• WHAT YOU WILL DO
Retype every line from the start of the data down to and including the line with "11.4, 11.0, 11.2];". Skip the pictures.

━━━ SUPPLIED INFORMATION

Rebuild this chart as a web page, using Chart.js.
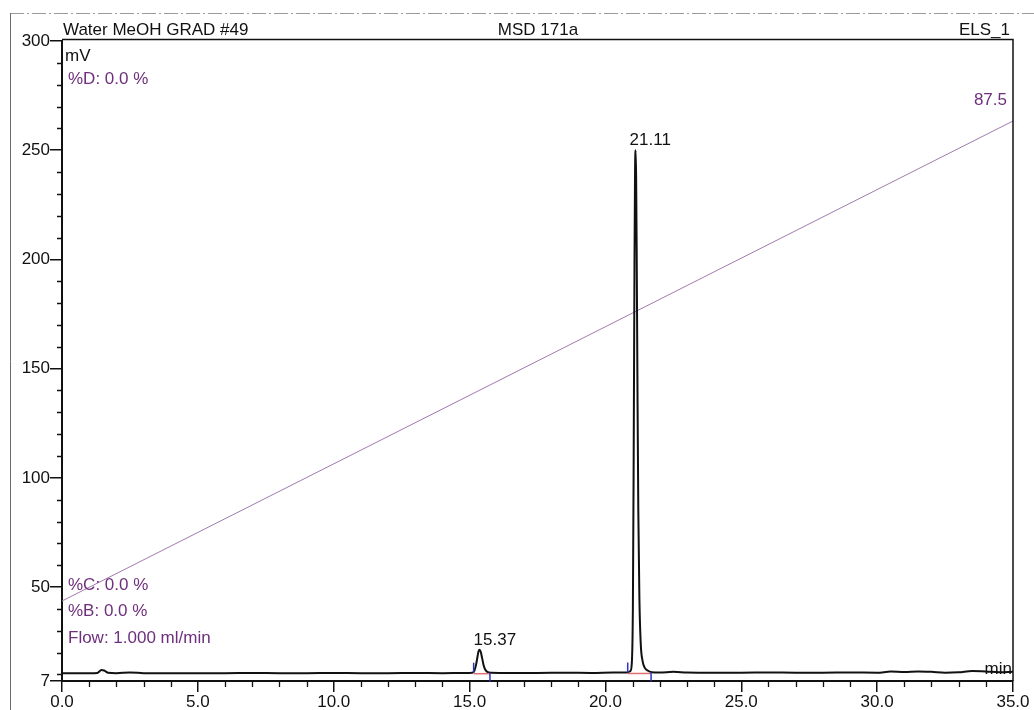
<!DOCTYPE html>
<html>
<head>
<meta charset="utf-8">
<script src="https://cdn.jsdelivr.net/npm/chart.js@4.4.1/dist/chart.umd.min.js"></script>
<style>
  html, body { margin: 0; padding: 0; background: #fff; }
  #wrap { position: relative; width: 1034px; height: 710px; }
  canvas { display: block; }
</style>
</head>
<body>
<div id="wrap"><canvas id="c" width="1034" height="710"></canvas></div>
<script>
// ELS_1 detector trace, retention time (min) vs. signal (mV)
const traceTimes = [0, 0.5, 1.0, 1.3, 1.45, 1.55, 1.7, 2.0, 2.5, 3.0, 4.0, 5.0, 6.0, 7.0, 8.0, 9.0, 10.0, 11.0, 12.0, 13.0, 14.0, 14.8,
  15.10, 15.18, 15.24, 15.29, 15.33, 15.37, 15.41, 15.46, 15.51, 15.57, 15.65, 15.80,
  16.5, 17.5, 18.5, 19.5, 20.3, 20.80, 20.92, 20.97, 21.01, 21.04, 21.07, 21.09, 21.11, 21.13, 21.15, 21.18, 21.21, 21.25, 21.30, 21.37, 21.45, 21.55, 21.70,
  22.0, 22.5, 23.0, 24.0, 25.0, 26.0, 27.0, 28.0, 29.0, 30.0, 30.5, 31.0, 31.5, 32.0, 32.5, 33.0, 33.5, 34.0, 34.5, 35.0];
const traceSignal = [10.6, 10.5, 10.6, 10.7, 12.0, 11.8, 10.8, 10.6, 10.9, 10.6, 10.5, 10.6, 10.6, 10.7, 10.6, 10.6, 10.7, 10.6, 10.6, 10.7, 10.6, 10.7,
  10.8, 11.8, 14.5, 18.0, 20.6, 21.3, 20.4, 17.6, 14.6, 12.4, 11.2, 10.8,
  10.7, 10.7, 10.8, 10.7, 10.9, 10.9, 11.6, 15.0, 40.0, 110.0, 200.0, 240.0, 250.0, 238.0, 205.0, 140.0, 85.0, 45.0, 24.0, 16.0, 13.0, 11.8, 11.0,
  10.9, 11.2, 10.9, 10.8, 10.8, 10.9, 10.8, 10.8, 10.9, 10.8, 11.3, 11.1, 11.4, 11.2, 10.8, 11.0, 11.6, 11.4, 11.0, 11.2];

// Solvent gradient (%D) over the run
const gradTimes = [0, 35];
const gradPercent = [12.5, 87.5];

// Integrated peaks
const peakRT = [15.37, 21.11];
const peakLabels = ['15.37', '21.11'];
const peakHeight = [21.3, 250.0];
const peakStart = [15.15, 20.82];
const peakEnd = [15.75, 21.68];
const peakBase = [10.8, 10.9];

// Axis ticks
const xTicks = [0, 5, 10, 15, 20, 25, 30, 35];
const xTickLabels = ['0.0', '5.0', '10.0', '15.0', '20.0', '25.0', '30.0', '35.0'];
const yTicks = [7, 50, 100, 150, 200, 250, 300];
const yTickLabels = ['7', '50', '100', '150', '200', '250', '300'];

// Method info annotations
const headerLeft = 'Water MeOH GRAD #49';
const headerMid = 'MSD 171a';
const headerRight = 'ELS_1';
const infoTop = ['%D: 0.0 %'];
const infoBottom = ['%C: 0.0 %', '%B: 0.0 %', 'Flow: 1.000 ml/min'];
const gradEndLabel = '87.5';

const FONT = '"Liberation Sans", Arial, Helvetica, sans-serif';
const PURPLE = '#6e2f7c';
const FS = 17;

const decor = {
  id: 'decor',
  beforeDraw(chart) {
    const ctx = chart.ctx;
    ctx.save();
    ctx.fillStyle = '#fff';
    ctx.fillRect(0, 0, chart.width, chart.height);
    // paper edge
    ctx.strokeStyle = '#9a9a9a';
    ctx.lineWidth = 1;
    ctx.setLineDash([14, 3, 2, 3]);
    ctx.beginPath();
    ctx.moveTo(10, 13.5); ctx.lineTo(1034, 13.5);
    ctx.stroke();
    ctx.setLineDash([]);
    ctx.strokeStyle = '#6a6a6a';
    ctx.beginPath();
    ctx.moveTo(10.5, 13); ctx.lineTo(10.5, 710);
    ctx.stroke();
    ctx.restore();
  },
  afterDatasetsDraw(chart) {
    const ctx = chart.ctx;
    const xs = chart.scales.x, ys = chart.scales.y;
    const a = chart.chartArea;
    ctx.save();
    // frame top and right
    ctx.strokeStyle = '#111';
    ctx.lineWidth = 1.5;
    ctx.beginPath();
    ctx.moveTo(a.left, a.top - 1.5); ctx.lineTo(a.right, a.top - 1.5); ctx.lineTo(a.right, a.bottom);
    ctx.stroke();

    // minor ticks
    ctx.lineWidth = 1.3;
    ctx.beginPath();
    for (let v = 10; v < 300; v += 10) {
      if (v % 50 === 0) continue;
      const py = Math.round(ys.getPixelForValue(v)) + 0.5;
      ctx.moveTo(a.left - 5, py); ctx.lineTo(a.left, py);
    }
    for (let t = 1; t < 35; t += 1) {
      if (t % 5 === 0) continue;
      const px = Math.round(xs.getPixelForValue(t)) + 0.5;
      ctx.moveTo(px, a.bottom); ctx.lineTo(px, a.bottom + 6);
    }
    ctx.stroke();

    // integration baselines and delimiters
    for (let i = 0; i < peakRT.length; i++) {
      const x1 = xs.getPixelForValue(peakStart[i]);
      const x2 = xs.getPixelForValue(peakEnd[i]);
      const yb = ys.getPixelForValue(peakBase[i]);
      ctx.strokeStyle = '#e07070';
      ctx.lineWidth = 1.5;
      ctx.beginPath();
      ctx.moveTo(x1, yb + 1); ctx.lineTo(x2, yb + 1);
      ctx.stroke();
      ctx.strokeStyle = '#2a35c8';
      ctx.lineWidth = 1.5;
      ctx.beginPath();
      ctx.moveTo(x1, yb); ctx.lineTo(x1, yb - 10);
      ctx.moveTo(x2, yb); ctx.lineTo(x2, yb + 9);
      ctx.stroke();
    }

    // peak labels
    ctx.fillStyle = '#111';
    ctx.font = FS + 'px ' + FONT;
    ctx.textAlign = 'left';
    ctx.textBaseline = 'bottom';
    for (let i = 0; i < peakRT.length; i++) {
      const px = xs.getPixelForValue(peakRT[i]);
      const py = ys.getPixelForValue(peakHeight[i]);
      ctx.fillText(peakLabels[i], px - 6, py - 1);
    }

    // axis unit labels
    ctx.textBaseline = 'middle';
    ctx.fillText('mV', a.left + 3, a.top + 15);
    ctx.textAlign = 'right';
    ctx.fillText('min', a.right - 1, ys.getPixelForValue(12.5));

    // method info
    ctx.fillStyle = PURPLE;
    ctx.textAlign = 'left';
    infoTop.forEach((s, i) => ctx.fillText(s, a.left + 6, a.top + 38 + i * 26));
    infoBottom.forEach((s, i) => ctx.fillText(s, a.left + 6, a.bottom - 96 + i * 26.5));
    const gy = chart.scales.yGrad;
    ctx.textAlign = 'right';
    ctx.fillText(gradEndLabel, a.right - 6, gy.getPixelForValue(gradPercent[1]) - 21);

    // header
    ctx.fillStyle = '#111';
    ctx.textBaseline = 'alphabetic';
    ctx.textAlign = 'left';
    ctx.fillText(headerLeft, a.left + 1, a.top - 6);
    ctx.textAlign = 'center';
    ctx.fillText(headerMid, 538, a.top - 6);
    ctx.textAlign = 'right';
    ctx.fillText(headerRight, a.right - 3, a.top - 6);
    ctx.restore();
  }
};

const tracePoints = traceTimes.map((t, i) => ({ x: t, y: traceSignal[i] }));
const gradPoints = gradTimes.map((t, i) => ({ x: t, y: gradPercent[i] }));

new Chart(document.getElementById('c'), {
  type: 'line',
  data: {
    datasets: [
      {
        label: 'ELS_1',
        data: tracePoints,
        yAxisID: 'y',
        borderColor: '#111',
        borderWidth: 2,
        pointRadius: 0,
        tension: 0.3,
        cubicInterpolationMode: 'monotone',
        order: 1
      },
      {
        label: '%D',
        data: gradPoints,
        yAxisID: 'yGrad',
        borderColor: '#a17ab0',
        borderWidth: 1,
        pointRadius: 0,
        tension: 0,
        order: 2
      }
    ]
  },
  options: {
    responsive: false,
    animation: false,
    devicePixelRatio: 1,
    layout: { padding: { top: 41, right: 21, left: 0, bottom: 0 } },
    plugins: { legend: { display: false }, tooltip: { enabled: false } },
    scales: {
      x: {
        type: 'linear',
        min: 0, max: 35,
        afterBuildTicks(s) { s.ticks = xTicks.map(v => ({ value: v })); },
        afterFit(s) { s.height = 29; },
        ticks: {
          color: '#111',
          font: { family: FONT, size: FS },
          padding: 0,
          maxRotation: 0,
          autoSkip: false,
          callback(v) { const i = xTicks.indexOf(v); return i >= 0 ? xTickLabels[i] : ''; }
        },
        grid: { drawOnChartArea: false, drawTicks: true, tickLength: 11, color: '#111', lineWidth: 1.5 },
        border: { color: '#111', width: 2 }
      },
      y: {
        type: 'linear',
        min: 7, max: 300,
        afterBuildTicks(s) { s.ticks = yTicks.map(v => ({ value: v })); },
        afterFit(s) { s.width = 62; },
        ticks: {
          color: '#111',
          font: { family: FONT, size: FS },
          padding: 0,
          autoSkip: false,
          callback(v) { const i = yTicks.indexOf(v); return i >= 0 ? yTickLabels[i] : ''; }
        },
        grid: { drawOnChartArea: false, drawTicks: true, tickLength: 12, color: '#111', lineWidth: 1.5 },
        border: { color: '#111', width: 2 }
      },
      yGrad: {
        type: 'linear',
        display: false,
        min: 0, max: 100
      }
    }
  },
  plugins: [decor]
});
</script>
</body>
</html>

━━━━━━

• RESULT BELOW
Rebuild this chart as a web page, using Chart.js.
<!DOCTYPE html>
<html>
<head>
<meta charset="utf-8">
<script src="https://cdn.jsdelivr.net/npm/chart.js@4.4.1/dist/chart.umd.min.js"></script>
<style>
  html, body { margin: 0; padding: 0; background: #fff; }
  #wrap { position: relative; width: 1034px; height: 710px; }
  canvas { display: block; }
</style>
</head>
<body>
<div id="wrap"><canvas id="c" width="1034" height="710"></canvas></div>
<script>
// ELS_1 detector trace, retention time (min) vs. signal (mV)
const traceTimes = [0, 0.5, 1.0, 1.3, 1.45, 1.55, 1.7, 2.0, 2.5, 3.0, 4.0, 5.0, 6.0, 7.0, 8.0, 9.0, 10.0, 11.0, 12.0, 13.0, 14.0, 14.8,
  15.10, 15.18, 15.24, 15.29, 15.33, 15.37, 15.41, 15.46, 15.51, 15.57, 15.65, 15.80,
  16.5, 17.5, 18.5, 19.5, 20.3, 20.80, 20.92, 20.97, 21.01, 21.04, 21.07, 21.09, 21.11, 21.13, 21.15, 21.18, 21.21, 21.25, 21.30, 21.37, 21.45, 21.55, 21.70,
  22.0, 22.5, 23.0, 24.0, 25.0, 26.0, 27.0, 28.0, 29.0, 30.0, 30.5, 31.0, 31.5, 32.0, 32.5, 33.0, 33.5, 34.0, 34.5, 35.0];
const traceSignal = [10.6, 10.5, 10.6, 10.7, 12.0, 11.8, 10.8, 10.6, 10.9, 10.6, 10.5, 10.6, 10.6, 10.7, 10.6, 10.6, 10.7, 10.6, 10.6, 10.7, 10.6, 10.7,
  10.8, 11.8, 14.5, 18.0, 20.6, 21.3, 20.4, 17.6, 14.6, 12.4, 11.2, 10.8,
  10.7, 10.7, 10.8, 10.7, 10.9, 10.9, 11.6, 15.0, 40.0, 110.0, 200.0, 240.0, 250.0, 238.0, 205.0, 140.0, 85.0, 45.0, 24.0, 16.0, 13.0, 11.8, 11.0,
  10.9, 11.2, 10.9, 10.8, 10.8, 10.9, 10.8, 10.8, 10.9, 10.8, 11.3, 11.1, 11.4, 11.2, 10.8, 11.0, 11.6, 11.4, 11.0, 11.2];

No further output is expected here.